Exercise: Of the lines in the listing, how many include the string "this"? Write the number and nothing else.

======== Information provided

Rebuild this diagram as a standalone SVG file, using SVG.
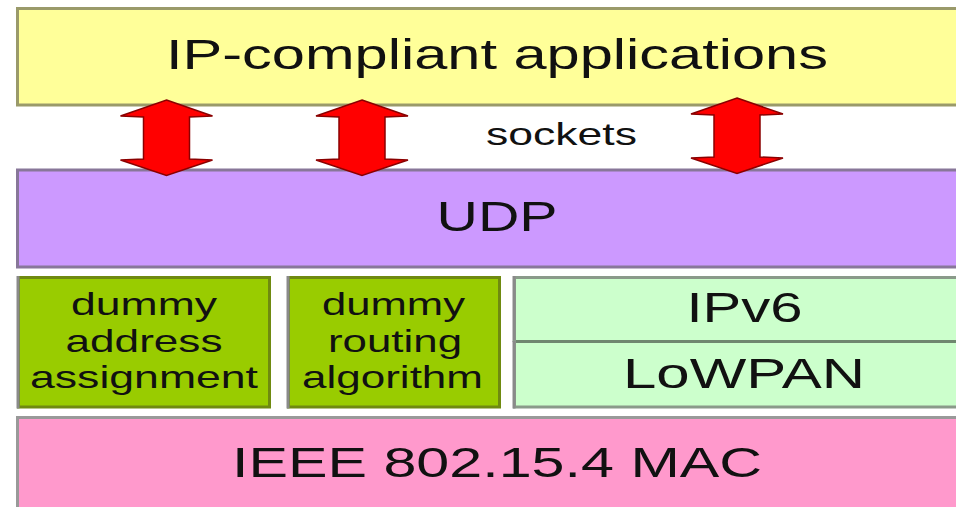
<svg xmlns="http://www.w3.org/2000/svg" width="956" height="507" viewBox="0 0 956 507">
  <defs>
    <style>
      .lbl { font-family: "Liberation Sans", Arial, sans-serif; fill: #111; text-anchor: middle; }
      .big { font-size: 42px; }
      .small { font-size: 32px; }
      .arrow { fill: #ff0000; stroke: #8a0000; stroke-width: 1.5; stroke-linejoin: miter; }
    </style>
    <!-- double-headed block arrow, centred on x=0 -->
    <path id="dblArrow" d="M0,100 L46,116 L23,117 L23,159 L46,160 L0,175.5 L-46,160 L-23,159 L-23,117 L-46,116 Z"/>
  </defs>

  <rect width="956" height="507" fill="#ffffff"/>

  <!-- application layer -->
  <g id="apps">
    <rect x="17.5" y="8.5" width="950" height="96.5" fill="#ffff99" stroke="#9a9a6a" stroke-width="3"/>
    <text class="lbl big" x="497" y="69" textLength="662" lengthAdjust="spacingAndGlyphs">IP-compliant applications</text>
  </g>

  <!-- socket interface label -->
  <g id="sockets">
    <text class="lbl small" x="561.5" y="145" textLength="151" lengthAdjust="spacingAndGlyphs" fill="#222">sockets</text>
  </g>

  <!-- transport layer -->
  <g id="udp">
    <rect x="17.5" y="170" width="950" height="97" fill="#cc99ff" stroke="#887799" stroke-width="3"/>
    <text class="lbl big" x="497" y="231" textLength="121" lengthAdjust="spacingAndGlyphs">UDP</text>
  </g>

  <!-- connectors: socket API arrows -->
  <g id="connectors">
    <use href="#dblArrow" class="arrow" transform="translate(166.5 0)"/>
    <use href="#dblArrow" class="arrow" transform="translate(362 0)"/>
    <use href="#dblArrow" class="arrow" transform="translate(737 -2)"/>
  </g>

  <!-- address assignment block -->
  <g id="addr">
    <rect x="18.5" y="277.5" width="251" height="129.5" fill="#99cc00" stroke="#6f8a10" stroke-width="3"/>
    <line x1="18" y1="276" x2="18" y2="408.5" stroke="#8a8a8a" stroke-width="3"/>
    <text class="lbl small" x="144" y="315" textLength="146" lengthAdjust="spacingAndGlyphs">dummy</text>
    <text class="lbl small" x="144" y="352" textLength="157" lengthAdjust="spacingAndGlyphs">address</text>
    <text class="lbl small" x="144" y="388" textLength="228" lengthAdjust="spacingAndGlyphs">assignment</text>
  </g>

  <!-- routing block -->
  <g id="routing">
    <rect x="288.5" y="277.5" width="211" height="129.5" fill="#99cc00" stroke="#6f8a10" stroke-width="3"/>
    <line x1="288" y1="276" x2="288" y2="408.5" stroke="#8a8a8a" stroke-width="3"/>
    <text class="lbl small" x="393.5" y="315" textLength="143" lengthAdjust="spacingAndGlyphs">dummy</text>
    <text class="lbl small" x="395" y="352" textLength="134" lengthAdjust="spacingAndGlyphs">routing</text>
    <text class="lbl small" x="392.5" y="388" textLength="181" lengthAdjust="spacingAndGlyphs">algorithm</text>
  </g>

  <!-- network / adaptation layers -->
  <g id="ipv6">
    <rect x="514.5" y="277.5" width="450" height="64" fill="#ccffcc" stroke="#8a9a8a" stroke-width="3"/>
    <line x1="514" y1="276" x2="514" y2="342" stroke="#8a8a8a" stroke-width="3"/>
    <text class="lbl big" x="744.5" y="322" textLength="116" lengthAdjust="spacingAndGlyphs">IPv6</text>
  </g>
  <g id="lowpan">
    <rect x="514.5" y="341.5" width="450" height="65.5" fill="#ccffcc" stroke="#8a9a8a" stroke-width="3"/>
    <line x1="514" y1="341" x2="514" y2="408.5" stroke="#8a8a8a" stroke-width="3"/>
    <line x1="516" y1="341.5" x2="956" y2="341.5" stroke="#6f876f" stroke-width="3"/>
    <text class="lbl big" x="744" y="388" textLength="242" lengthAdjust="spacingAndGlyphs">LoWPAN</text>
  </g>

  <!-- link layer -->
  <g id="mac">
    <rect x="17.5" y="417.5" width="950" height="100" fill="#ff99cc" stroke="#999999" stroke-width="3"/>
    <text class="lbl big" x="497" y="477" textLength="530" lengthAdjust="spacingAndGlyphs">IEEE 802.15.4 MAC</text>
  </g>
</svg>
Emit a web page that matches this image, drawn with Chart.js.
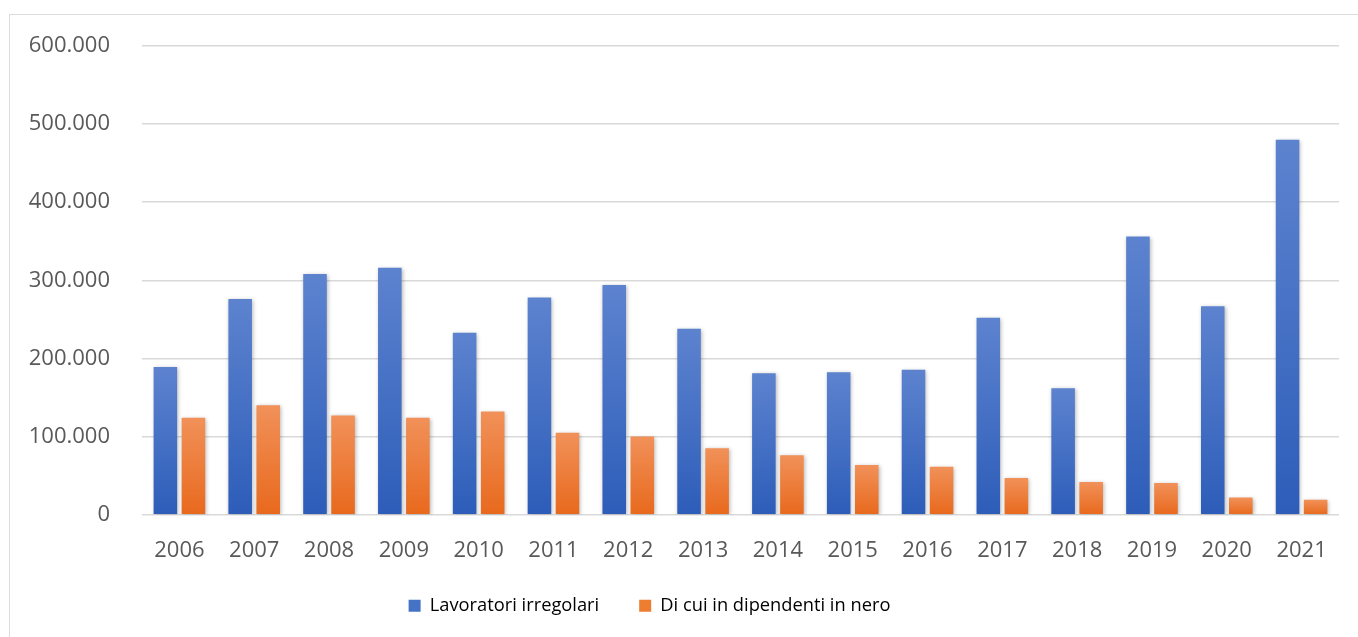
<!DOCTYPE html>
<html>
<head>
<meta charset="utf-8">
<script src="https://cdn.jsdelivr.net/npm/chart.js@4"></script>
<style>
  body { margin: 0; background: #fff; }
  #wrap { position: relative; width: 1358px; height: 637px; overflow: hidden; }
  #frame { position: absolute; left: 9px; top: 14px; width: 1400px; height: 700px; border: 1.5px solid #dcdcdc; }
  canvas { position: absolute; left: 0; top: 0; }
</style>
</head>
<body>
<div id="wrap">
  <div id="frame"></div>
  <canvas id="chart"></canvas>
</div>
<script>
// Dati
const anni = ['2006', '2007', '2008', '2009', '2010', '2011', '2012', '2013',
              '2014', '2015', '2016', '2017', '2018', '2019', '2020', '2021'];
const lavoratoriIrregolari = [189000, 276000, 308000, 316000, 233000, 278000, 294000, 238000,
                              181000, 182500, 185500, 252000, 162000, 356000, 267000, 480000];
const dipendentiInNero = [124000, 140000, 127000, 124000, 132000, 105000, 100000, 85000,
                          76000, 63500, 61500, 47000, 42000, 40500, 22000, 19000];
const tickValori = [0, 100000, 200000, 300000, 400000, 500000, 600000];

const fmt = v => String(v).replace(/\B(?=(\d{3})+(?!\d))/g, '.');

// gradient for every single bar (lighter top, darker bottom)
function barGradient(top, bottom) {
    return (context) => {
        const chart = context.chart;
        const { ctx, chartArea, scales } = chart;
        if (!chartArea || context.type !== 'data') return bottom;
        const yTop = scales.y.getPixelForValue(context.raw);
        const yBot = scales.y.getPixelForValue(0);
        if (!(yBot > yTop)) return bottom;
        const g = ctx.createLinearGradient(0, yTop, 0, yBot);
        g.addColorStop(0, top);
        g.addColorStop(1, bottom);
        return g;
    };
}

// soft shadow like in the original + small legend shift
const barShadow = {
    id: 'barShadow',
    afterLayout(chart) {
        const lg = chart.legend;
        if (lg) {
            lg.left -= 20;
            lg.right -= 20;
            lg.top -= 6;
            lg.bottom -= 6;
        }
    },
    beforeDatasetsDraw(chart) {
        const ctx = chart.ctx;
        ctx.save();
        ctx.shadowColor = 'rgba(0,0,0,0.28)';
        ctx.shadowBlur = 4;
        ctx.shadowOffsetX = 1;
        ctx.shadowOffsetY = 1;
    },
    afterDatasetsDraw(chart) {
        chart.ctx.restore();
    }
};

new Chart(document.getElementById('chart'), {
    type: 'bar',
    data: {
        labels: anni,
        datasets: [{
            label: 'Lavoratori irregolari',
            data: lavoratoriIrregolari,
            backgroundColor: barGradient('#5d83cf', '#2d5db9'),
            borderWidth: 0,
            categoryPercentage: 0.75,
            barPercentage: 0.84
        }, {
            label: 'Di cui in dipendenti in nero',
            data: dipendentiInNero,
            backgroundColor: barGradient('#f19159', '#e8691d'),
            borderWidth: 0,
            categoryPercentage: 0.75,
            barPercentage: 0.84
        }]
    },
    options: {
        responsive: true,
        maintainAspectRatio: false,
        animation: false,
        layout: { padding: { left: 0, right: 19, top: 46, bottom: 6 } },
        plugins: {
            legend: {
                position: 'bottom',
                labels: {
                    boxWidth: 12, boxHeight: 12, padding: 40,
                    color: '#595959',
                    font: { family: 'Open Sans', size: 18.3 },
                    generateLabels: (chart) => {
                        const cols = ['#4472c4', '#ed7d31'];
                        return chart.data.datasets.map((ds, i) => ({
                            text: ds.label, fillStyle: cols[i], strokeStyle: cols[i],
                            lineWidth: 0, datasetIndex: i, hidden: false
                        }));
                    }
                }
            },
            tooltip: { enabled: false }
        },
        scales: {
            x: {
                grid: { display: false },
                border: { display: false },
                afterFit: (scale) => { scale.height = 48; },
                ticks: { color: '#595959', padding: 15, font: { family: 'Open Sans', size: 22 } }
            },
            y: {
                min: 0, max: 600000,
                afterBuildTicks: (scale) => { scale.ticks = tickValori.map(v => ({ value: v })); },
                afterFit: (scale) => { scale.width = 142; },
                grid: { color: '#d9d9d9', lineWidth: 1.5, drawTicks: false },
                border: { display: false },
                ticks: {
                    color: '#595959', padding: 32,
                    font: { family: 'Open Sans', size: 22 },
                    callback: (v) => fmt(v)
                }
            }
        }
    },
    plugins: [barShadow]
});
</script>
</body>
</html>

================

Result below: 2